As a kid, I took it for granted that my tiny hometown high school had an orchestra program and lots of community support. So it is not hard to agree with Duluth Mayor Don Ness when he says that “the Duluth Superior Symphony Orchestra continues to brighten the arts landscape of the Twin Ports.” A healthy community orchestra is a great thing!
Here is an article that paint the picture:
Duluth News Tribune: “DSSO musicians put their money where the music is”
And here is the DSSO’s news release:
Musicians help sponsor upcoming concert
The musicians of the Duluth Superior Symphony Orchestra are pitching in to help the organization financially by donating to help sponsor the Feb. 1 “Three B’s” concert (Bach: Brandenburg Concerto No. 3; Barber: Violin Concerto (Erin Aldridge, violin); Brahms: Symphony No. 4), under the direction of new Music Director Dirk Meyer. The musicians encourage members of the community to attend the concert and, also, to consider a donation (gift) to the DSSO.
“The Duluth Superior Symphony Orchestra adds incredible value to our community, and after 82 years in Duluth, the DSSO continues to brighten the arts landscape of the Twin Ports,” commented Duluth Mayor Don Ness.
Judging from this season’s terrific concerts, most punctuated by multiple standing ovations, the casual observer would not guess that financial challenges face the DSSO. A new music director, challenging and engaging programming, and a focus on introducing our community’s younger demographic to symphonic music are what the public sees.

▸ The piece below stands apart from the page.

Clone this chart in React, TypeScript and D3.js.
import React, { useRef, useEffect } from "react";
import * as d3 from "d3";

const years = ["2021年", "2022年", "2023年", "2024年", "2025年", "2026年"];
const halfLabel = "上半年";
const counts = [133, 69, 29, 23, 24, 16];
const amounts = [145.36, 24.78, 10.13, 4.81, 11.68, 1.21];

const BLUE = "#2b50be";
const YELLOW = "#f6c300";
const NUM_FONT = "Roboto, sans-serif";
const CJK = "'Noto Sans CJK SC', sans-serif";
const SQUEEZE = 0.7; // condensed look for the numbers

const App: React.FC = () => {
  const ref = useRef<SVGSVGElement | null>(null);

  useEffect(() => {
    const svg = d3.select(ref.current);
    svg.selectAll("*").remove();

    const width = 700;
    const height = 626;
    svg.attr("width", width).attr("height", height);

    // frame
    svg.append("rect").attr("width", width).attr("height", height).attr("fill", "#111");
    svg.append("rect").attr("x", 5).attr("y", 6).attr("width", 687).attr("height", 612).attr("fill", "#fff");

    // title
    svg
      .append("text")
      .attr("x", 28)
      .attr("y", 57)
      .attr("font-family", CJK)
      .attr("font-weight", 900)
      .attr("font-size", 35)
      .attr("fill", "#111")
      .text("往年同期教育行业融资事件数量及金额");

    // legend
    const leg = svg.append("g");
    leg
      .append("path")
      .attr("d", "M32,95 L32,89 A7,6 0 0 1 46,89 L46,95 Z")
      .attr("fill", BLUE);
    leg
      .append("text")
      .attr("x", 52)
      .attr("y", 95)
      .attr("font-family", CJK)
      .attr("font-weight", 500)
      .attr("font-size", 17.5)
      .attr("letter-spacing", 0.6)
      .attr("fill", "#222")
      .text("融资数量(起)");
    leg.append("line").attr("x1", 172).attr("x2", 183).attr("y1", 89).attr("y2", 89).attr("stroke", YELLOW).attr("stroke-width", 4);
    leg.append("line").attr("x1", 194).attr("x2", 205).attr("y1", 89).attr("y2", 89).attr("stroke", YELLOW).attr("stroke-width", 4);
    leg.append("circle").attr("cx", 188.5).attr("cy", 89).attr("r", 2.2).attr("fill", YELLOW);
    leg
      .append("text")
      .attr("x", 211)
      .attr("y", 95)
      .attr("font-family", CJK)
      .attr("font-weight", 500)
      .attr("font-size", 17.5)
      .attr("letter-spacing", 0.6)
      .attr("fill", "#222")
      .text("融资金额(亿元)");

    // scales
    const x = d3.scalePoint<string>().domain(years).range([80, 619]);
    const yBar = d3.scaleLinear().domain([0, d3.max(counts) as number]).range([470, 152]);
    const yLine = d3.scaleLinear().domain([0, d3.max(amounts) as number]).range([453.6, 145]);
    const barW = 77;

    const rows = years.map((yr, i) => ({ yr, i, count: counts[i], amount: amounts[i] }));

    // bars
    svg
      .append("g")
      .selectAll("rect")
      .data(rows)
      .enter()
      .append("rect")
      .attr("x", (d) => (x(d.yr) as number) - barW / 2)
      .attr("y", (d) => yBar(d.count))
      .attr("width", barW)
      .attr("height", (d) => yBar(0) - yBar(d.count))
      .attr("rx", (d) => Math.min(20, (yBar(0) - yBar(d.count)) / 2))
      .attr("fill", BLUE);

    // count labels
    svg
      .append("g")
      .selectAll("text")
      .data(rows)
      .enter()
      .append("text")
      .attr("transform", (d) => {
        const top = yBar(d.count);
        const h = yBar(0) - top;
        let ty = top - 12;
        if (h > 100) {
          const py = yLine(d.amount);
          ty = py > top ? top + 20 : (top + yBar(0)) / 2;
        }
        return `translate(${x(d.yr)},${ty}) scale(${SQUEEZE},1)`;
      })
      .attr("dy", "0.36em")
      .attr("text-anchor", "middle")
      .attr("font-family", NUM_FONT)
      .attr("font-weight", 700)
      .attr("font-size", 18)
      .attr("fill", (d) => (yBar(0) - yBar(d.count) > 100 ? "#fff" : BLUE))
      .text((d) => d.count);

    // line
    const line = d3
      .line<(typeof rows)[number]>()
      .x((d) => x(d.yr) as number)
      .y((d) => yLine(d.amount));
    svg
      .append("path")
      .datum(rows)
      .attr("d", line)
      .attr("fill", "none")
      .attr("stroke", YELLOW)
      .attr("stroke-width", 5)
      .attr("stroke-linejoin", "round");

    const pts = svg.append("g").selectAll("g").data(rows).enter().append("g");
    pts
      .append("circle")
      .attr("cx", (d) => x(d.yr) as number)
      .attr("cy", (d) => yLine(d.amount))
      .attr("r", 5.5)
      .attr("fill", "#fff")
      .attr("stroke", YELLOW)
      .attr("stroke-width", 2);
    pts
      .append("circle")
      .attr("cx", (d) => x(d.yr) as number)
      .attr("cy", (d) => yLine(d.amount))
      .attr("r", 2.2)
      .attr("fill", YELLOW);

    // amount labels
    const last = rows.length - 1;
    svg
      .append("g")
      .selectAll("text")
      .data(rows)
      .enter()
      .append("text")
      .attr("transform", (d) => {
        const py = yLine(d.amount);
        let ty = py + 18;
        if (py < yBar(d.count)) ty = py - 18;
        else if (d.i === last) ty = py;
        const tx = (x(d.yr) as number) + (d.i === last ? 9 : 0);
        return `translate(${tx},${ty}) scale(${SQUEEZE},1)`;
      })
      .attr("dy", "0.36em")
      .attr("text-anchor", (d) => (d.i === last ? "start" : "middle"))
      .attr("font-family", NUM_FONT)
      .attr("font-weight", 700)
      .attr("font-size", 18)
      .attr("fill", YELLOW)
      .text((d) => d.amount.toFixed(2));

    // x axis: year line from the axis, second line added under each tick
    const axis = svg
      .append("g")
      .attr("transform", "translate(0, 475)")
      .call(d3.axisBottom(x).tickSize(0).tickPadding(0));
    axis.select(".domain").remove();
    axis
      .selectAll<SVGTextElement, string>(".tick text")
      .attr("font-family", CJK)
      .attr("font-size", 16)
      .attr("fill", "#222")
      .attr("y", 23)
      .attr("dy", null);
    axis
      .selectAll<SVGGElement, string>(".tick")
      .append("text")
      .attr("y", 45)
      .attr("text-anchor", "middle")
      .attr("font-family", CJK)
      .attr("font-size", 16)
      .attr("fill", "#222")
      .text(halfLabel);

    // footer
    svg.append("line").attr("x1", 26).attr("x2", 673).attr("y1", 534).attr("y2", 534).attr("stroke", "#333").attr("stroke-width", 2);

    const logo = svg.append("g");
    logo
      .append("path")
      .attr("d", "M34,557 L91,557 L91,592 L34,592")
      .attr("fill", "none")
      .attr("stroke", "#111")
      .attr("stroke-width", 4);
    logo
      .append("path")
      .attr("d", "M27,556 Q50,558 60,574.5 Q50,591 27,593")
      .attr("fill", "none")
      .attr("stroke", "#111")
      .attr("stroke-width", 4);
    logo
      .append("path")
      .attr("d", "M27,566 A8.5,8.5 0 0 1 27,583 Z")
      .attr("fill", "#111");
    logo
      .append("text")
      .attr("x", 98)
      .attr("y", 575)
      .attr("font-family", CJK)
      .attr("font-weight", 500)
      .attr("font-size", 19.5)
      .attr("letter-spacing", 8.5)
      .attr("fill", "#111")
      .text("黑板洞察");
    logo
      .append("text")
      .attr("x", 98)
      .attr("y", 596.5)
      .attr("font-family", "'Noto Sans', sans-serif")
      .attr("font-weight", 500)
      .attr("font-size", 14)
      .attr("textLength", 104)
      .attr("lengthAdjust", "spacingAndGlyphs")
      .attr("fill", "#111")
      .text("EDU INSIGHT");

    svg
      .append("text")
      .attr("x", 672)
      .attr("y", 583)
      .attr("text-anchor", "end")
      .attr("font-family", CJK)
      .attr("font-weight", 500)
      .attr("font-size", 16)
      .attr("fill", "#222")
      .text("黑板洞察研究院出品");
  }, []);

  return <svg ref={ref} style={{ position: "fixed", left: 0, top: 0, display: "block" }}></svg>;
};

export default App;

But the Symphony has not been immune from consequences of recent years’ economic climate.
After a successful capital and endowment campaign completed in 2007, the organization built a new acoustic shell at the DECC. The DSSO moved into new office space on Superior Street and saw an increase in participation from the community. Then 2008’s sudden economic downturn brought decreased revenues and a reduction in gifts. Additional costs were incurred with transitions in both the Executive Director and Music Director positions.
The organization has fought back hard, with tough belt tightening that includes tough staffing cuts, changes in operation and a transition, last month, to new cost-saving digs. The move to the new office space, located in the lower level of the US Bank Building, will in itself save the DSSO $600,000 over its ten-year lease. On the upside, the organization has not reduced programming. Thus, musician pay remains intact.

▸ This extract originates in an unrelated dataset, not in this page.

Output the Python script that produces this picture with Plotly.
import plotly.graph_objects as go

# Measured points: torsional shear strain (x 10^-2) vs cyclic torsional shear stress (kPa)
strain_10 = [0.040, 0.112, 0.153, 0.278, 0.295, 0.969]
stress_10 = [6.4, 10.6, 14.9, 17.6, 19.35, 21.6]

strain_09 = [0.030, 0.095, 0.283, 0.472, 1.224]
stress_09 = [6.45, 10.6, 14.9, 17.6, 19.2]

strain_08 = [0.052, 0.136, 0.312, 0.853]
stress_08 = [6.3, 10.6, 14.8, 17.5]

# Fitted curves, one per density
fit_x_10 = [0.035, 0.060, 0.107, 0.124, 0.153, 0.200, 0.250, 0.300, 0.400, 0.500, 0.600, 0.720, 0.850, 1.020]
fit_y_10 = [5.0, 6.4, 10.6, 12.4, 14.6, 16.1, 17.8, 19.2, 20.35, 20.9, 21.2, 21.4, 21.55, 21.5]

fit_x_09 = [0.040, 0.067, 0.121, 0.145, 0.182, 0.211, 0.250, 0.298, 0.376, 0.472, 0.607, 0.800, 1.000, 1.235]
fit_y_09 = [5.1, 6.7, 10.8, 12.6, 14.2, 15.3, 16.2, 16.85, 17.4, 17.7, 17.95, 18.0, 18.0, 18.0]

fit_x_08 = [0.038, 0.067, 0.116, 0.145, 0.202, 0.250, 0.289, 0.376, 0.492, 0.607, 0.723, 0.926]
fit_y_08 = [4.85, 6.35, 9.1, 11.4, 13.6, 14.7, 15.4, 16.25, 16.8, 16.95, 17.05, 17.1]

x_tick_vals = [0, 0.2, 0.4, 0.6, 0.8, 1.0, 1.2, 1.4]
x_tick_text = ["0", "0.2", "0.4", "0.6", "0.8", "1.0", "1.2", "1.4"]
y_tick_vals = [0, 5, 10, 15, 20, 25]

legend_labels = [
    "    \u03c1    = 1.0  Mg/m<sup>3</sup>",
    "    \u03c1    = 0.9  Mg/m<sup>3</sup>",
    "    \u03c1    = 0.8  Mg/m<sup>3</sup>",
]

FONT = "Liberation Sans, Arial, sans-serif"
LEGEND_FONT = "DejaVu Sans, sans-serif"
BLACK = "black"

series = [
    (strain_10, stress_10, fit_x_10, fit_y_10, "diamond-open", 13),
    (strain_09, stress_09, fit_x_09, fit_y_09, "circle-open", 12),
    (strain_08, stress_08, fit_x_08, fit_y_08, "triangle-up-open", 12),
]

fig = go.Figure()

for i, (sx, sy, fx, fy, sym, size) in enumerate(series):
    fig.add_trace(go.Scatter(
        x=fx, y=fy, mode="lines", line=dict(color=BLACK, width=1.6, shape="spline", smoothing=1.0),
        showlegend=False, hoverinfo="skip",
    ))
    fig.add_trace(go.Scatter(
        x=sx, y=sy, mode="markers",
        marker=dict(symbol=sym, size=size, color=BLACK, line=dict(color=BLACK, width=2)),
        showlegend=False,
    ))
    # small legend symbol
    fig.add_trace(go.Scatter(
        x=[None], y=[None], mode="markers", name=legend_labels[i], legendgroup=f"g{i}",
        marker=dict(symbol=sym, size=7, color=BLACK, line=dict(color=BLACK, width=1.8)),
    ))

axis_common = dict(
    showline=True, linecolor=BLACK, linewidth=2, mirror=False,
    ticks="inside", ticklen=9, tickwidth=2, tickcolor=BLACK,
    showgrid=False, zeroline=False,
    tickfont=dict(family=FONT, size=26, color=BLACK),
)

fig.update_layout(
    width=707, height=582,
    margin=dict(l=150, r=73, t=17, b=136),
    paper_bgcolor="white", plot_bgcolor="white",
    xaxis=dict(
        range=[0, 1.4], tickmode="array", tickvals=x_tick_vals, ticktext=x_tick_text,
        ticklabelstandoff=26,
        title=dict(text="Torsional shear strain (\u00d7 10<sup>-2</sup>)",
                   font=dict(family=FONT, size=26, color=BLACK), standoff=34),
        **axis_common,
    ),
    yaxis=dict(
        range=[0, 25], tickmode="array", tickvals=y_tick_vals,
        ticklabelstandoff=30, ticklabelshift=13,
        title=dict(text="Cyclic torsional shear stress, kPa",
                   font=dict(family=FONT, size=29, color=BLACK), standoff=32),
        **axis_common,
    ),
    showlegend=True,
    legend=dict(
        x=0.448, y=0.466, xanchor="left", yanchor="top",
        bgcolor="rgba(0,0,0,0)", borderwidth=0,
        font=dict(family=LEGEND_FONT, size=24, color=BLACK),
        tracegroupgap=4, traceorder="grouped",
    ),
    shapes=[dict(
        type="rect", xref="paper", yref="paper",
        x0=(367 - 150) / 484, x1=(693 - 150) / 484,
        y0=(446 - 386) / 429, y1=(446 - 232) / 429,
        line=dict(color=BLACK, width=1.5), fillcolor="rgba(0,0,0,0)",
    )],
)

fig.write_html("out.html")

One of the great strengths of the DSSO is that musicians, staff, board and other volunteers are working together to address financial challenge to achieve future success and organizational longevity. Many donors have contributed to a specific recent campaign, titled “Crescendo,” raising $60,000 to help allow the organization to operate debt-free. The campaign continues, and interested parties are encouraged to contact the office for more information.
“In addition to musicians helping to sponsor this weekend’s concert, they are helping in many different ways — promotions, guest appearances, volunteering in the office. All of these efforts add up, and management of the DSSO is confident that these collaborative efforts will all add to the future growth and financial stability of the organization,” said Concertmaster Erin Aldridge.
Here’s what other people are saying about the DSSO …
From Executive Director Rebecca Petersen:
“Working with the marketing team at Swim Creative has helped us reach out to a new audience. People tell us they see our promotions and advertising everywhere.” How does that translate into ticket sales? “People are also seeing and hearing from our New Music Director, Dirk Meyer and they are excited about a conductor who lives in our community and interacts with all of us. They are also excited about t he music that he and the musicians are creating on stage.”
The next step? “Our musicians are our rock stars. They fact that they want to help us and be out in the community more, getting to know future audience members is HUGE. This is a gift that is priceless to the DSSO!”
From Music Director Dirk Meyer:
“It is truly amazing to have our musicians stand behind our great organization in challenging times, such as these. It speaks to their love of music, and it speaks to the spirit of this community. I’m thankful for everything our musicians do for the DSSO and I encourage everyone to come experience their amazing talents by visiting our concerts!”
From Musician Board Member Elise Kuutti, cellist:
“The dedicated and proud musicians of the DSSO are ‘playing their part’ and showing their support as our leadership brings us to new levels and makes us more sustainable as an organization. If you haven’t heard us lately, come and check us out! The DSSO is playing a huge part in our community as the place to be on a Saturday night.”
From Musician Board Member Larry Zimmerman, principal trombone:
“The musicians of the DSSO came up with this idea to give back to the organization as a group. We don’t see ourselves as just employees of the Symphony; so we are choosing to do more than just play our part onstage, we are working with the DSSO board and staff to keep the music playing in Duluth-Superior.”
About the DSSO:
For over 80 years, the Duluth Superior Symphony Orchestra has provided people with unique and exciting concerts and performances. They have established themselves as a prominent cultural organization in the Twin Ports region. The DSSO has brought both new and traditional symphonic music to young and old audiences. Their primary mission is to engage and move people through music.